Using the listing below, please print exactly the lines from the one with "Write the React, TypeScript" through the one with "import * as". Leave out every picture.

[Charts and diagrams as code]
# # #

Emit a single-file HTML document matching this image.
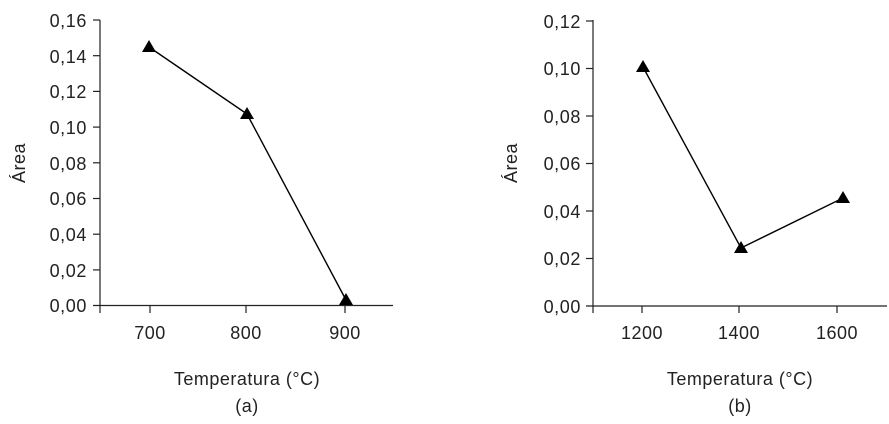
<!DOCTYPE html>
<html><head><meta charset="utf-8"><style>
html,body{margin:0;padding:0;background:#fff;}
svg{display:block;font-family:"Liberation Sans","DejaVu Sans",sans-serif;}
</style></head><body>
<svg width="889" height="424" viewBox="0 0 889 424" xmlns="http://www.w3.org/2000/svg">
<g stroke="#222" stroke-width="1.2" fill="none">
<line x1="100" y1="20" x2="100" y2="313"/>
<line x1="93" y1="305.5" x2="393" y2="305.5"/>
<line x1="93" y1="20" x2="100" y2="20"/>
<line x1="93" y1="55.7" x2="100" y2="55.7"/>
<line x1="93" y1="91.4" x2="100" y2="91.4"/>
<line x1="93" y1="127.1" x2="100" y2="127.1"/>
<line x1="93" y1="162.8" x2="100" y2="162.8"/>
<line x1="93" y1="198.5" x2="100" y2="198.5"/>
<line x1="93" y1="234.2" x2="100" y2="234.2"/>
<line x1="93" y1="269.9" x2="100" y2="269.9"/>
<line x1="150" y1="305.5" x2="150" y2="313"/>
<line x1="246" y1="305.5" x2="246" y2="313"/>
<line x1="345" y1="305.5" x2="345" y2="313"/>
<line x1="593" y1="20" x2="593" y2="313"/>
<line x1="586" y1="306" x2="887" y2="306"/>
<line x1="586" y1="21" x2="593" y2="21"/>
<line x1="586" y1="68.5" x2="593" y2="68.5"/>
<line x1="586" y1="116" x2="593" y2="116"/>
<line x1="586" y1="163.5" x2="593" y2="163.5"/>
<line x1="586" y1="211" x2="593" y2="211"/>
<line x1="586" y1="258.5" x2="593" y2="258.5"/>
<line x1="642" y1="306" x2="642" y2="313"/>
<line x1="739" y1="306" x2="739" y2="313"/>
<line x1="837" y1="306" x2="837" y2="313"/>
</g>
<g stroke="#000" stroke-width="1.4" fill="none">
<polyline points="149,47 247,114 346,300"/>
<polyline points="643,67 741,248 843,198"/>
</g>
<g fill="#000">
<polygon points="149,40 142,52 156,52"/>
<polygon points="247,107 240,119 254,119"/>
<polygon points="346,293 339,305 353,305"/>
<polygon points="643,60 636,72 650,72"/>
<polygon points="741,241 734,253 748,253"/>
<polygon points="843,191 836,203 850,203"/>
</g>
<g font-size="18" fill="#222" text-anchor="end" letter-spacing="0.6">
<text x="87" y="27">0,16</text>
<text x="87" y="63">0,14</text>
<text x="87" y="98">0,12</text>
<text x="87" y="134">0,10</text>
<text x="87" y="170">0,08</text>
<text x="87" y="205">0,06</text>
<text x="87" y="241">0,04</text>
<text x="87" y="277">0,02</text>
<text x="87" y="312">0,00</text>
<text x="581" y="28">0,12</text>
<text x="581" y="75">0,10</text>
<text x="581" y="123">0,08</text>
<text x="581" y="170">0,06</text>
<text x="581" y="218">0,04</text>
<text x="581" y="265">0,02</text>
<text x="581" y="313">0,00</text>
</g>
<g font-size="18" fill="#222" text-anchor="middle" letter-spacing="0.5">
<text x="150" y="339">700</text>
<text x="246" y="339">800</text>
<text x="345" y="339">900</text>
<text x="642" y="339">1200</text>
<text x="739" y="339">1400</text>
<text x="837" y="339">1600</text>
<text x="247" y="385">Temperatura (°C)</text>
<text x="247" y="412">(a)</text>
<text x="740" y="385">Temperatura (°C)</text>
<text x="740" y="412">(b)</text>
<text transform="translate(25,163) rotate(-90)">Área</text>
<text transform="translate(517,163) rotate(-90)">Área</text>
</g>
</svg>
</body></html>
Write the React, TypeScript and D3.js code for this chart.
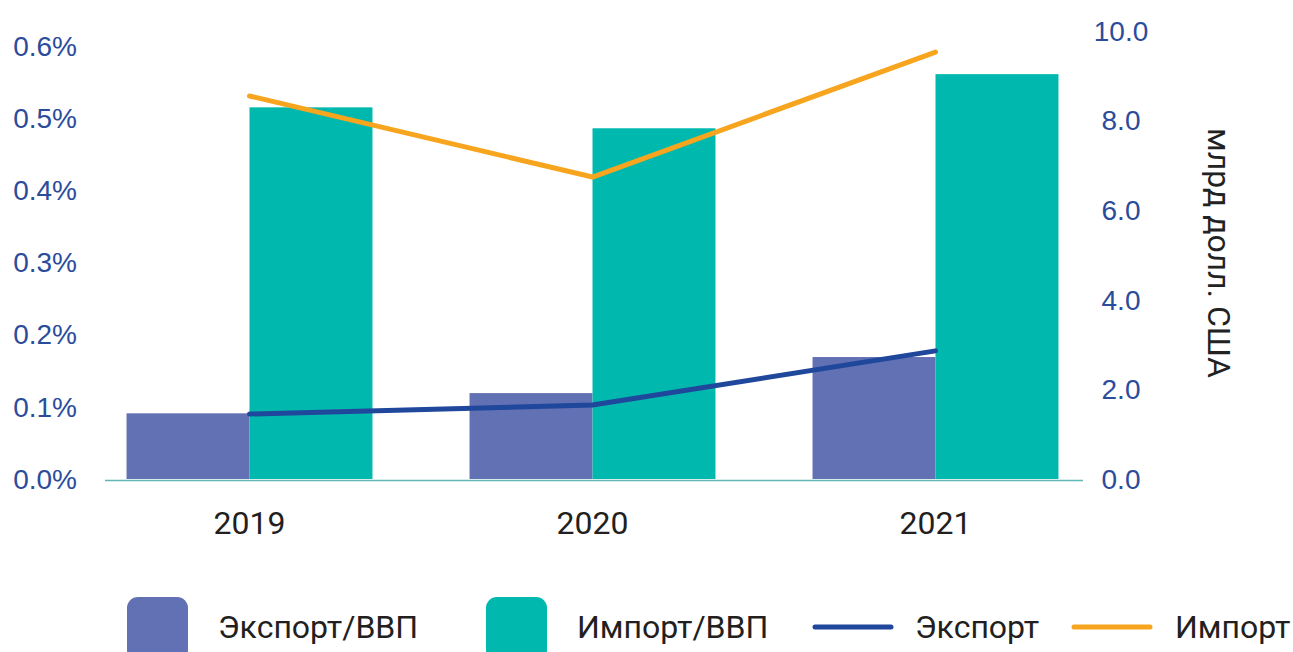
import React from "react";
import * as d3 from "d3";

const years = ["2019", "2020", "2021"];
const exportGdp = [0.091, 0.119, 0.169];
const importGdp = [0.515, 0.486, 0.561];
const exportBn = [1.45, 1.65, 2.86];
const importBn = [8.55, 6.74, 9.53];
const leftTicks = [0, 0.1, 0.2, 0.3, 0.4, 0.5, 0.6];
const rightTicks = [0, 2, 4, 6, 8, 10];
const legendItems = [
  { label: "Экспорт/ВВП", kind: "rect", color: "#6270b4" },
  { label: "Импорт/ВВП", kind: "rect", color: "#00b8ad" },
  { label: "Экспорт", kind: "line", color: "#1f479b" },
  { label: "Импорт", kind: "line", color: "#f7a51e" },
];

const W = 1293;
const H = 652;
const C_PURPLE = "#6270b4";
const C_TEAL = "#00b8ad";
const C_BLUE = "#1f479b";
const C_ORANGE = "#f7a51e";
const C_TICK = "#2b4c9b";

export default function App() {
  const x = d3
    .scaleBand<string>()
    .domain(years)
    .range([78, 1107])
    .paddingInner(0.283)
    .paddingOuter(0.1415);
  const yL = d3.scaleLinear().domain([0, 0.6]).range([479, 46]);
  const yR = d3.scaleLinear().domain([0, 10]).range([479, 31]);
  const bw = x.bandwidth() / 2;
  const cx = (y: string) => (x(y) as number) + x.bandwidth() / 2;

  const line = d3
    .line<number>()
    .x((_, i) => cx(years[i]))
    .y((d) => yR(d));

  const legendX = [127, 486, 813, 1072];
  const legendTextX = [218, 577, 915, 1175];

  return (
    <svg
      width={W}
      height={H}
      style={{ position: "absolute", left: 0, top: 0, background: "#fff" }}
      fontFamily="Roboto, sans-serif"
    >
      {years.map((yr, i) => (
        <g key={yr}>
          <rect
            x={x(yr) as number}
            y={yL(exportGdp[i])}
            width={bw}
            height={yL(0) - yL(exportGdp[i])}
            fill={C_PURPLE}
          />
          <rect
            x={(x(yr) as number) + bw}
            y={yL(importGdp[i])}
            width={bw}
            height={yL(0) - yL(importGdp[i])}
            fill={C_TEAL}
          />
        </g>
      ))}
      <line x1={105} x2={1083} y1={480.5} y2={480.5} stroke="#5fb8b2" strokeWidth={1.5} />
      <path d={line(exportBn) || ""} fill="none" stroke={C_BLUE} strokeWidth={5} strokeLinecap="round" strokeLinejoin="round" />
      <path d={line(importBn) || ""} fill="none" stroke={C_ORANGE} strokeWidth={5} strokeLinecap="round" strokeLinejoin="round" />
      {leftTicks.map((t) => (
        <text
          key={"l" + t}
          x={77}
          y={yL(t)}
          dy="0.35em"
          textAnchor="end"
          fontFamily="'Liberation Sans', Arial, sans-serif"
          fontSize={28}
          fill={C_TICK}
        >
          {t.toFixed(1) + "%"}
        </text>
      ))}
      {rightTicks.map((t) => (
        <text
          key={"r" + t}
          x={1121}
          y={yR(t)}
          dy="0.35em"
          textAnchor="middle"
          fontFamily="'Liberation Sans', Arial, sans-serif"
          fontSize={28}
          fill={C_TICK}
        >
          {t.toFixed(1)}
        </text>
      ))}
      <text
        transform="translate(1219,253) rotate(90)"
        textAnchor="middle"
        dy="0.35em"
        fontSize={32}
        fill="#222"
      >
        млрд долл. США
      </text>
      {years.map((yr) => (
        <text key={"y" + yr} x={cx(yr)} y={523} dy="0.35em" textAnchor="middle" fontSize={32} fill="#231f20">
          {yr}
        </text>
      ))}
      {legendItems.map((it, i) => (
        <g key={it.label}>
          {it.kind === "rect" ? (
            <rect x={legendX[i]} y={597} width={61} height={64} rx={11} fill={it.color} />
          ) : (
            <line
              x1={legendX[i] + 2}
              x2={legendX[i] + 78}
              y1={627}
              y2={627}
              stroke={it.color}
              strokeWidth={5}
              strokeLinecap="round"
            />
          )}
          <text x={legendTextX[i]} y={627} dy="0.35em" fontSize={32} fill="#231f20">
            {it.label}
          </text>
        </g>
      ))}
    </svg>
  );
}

# # #

> Response for this exercise
Write the React, TypeScript and D3.js code for this chart.
import React from "react";
import * as d3 from "d3";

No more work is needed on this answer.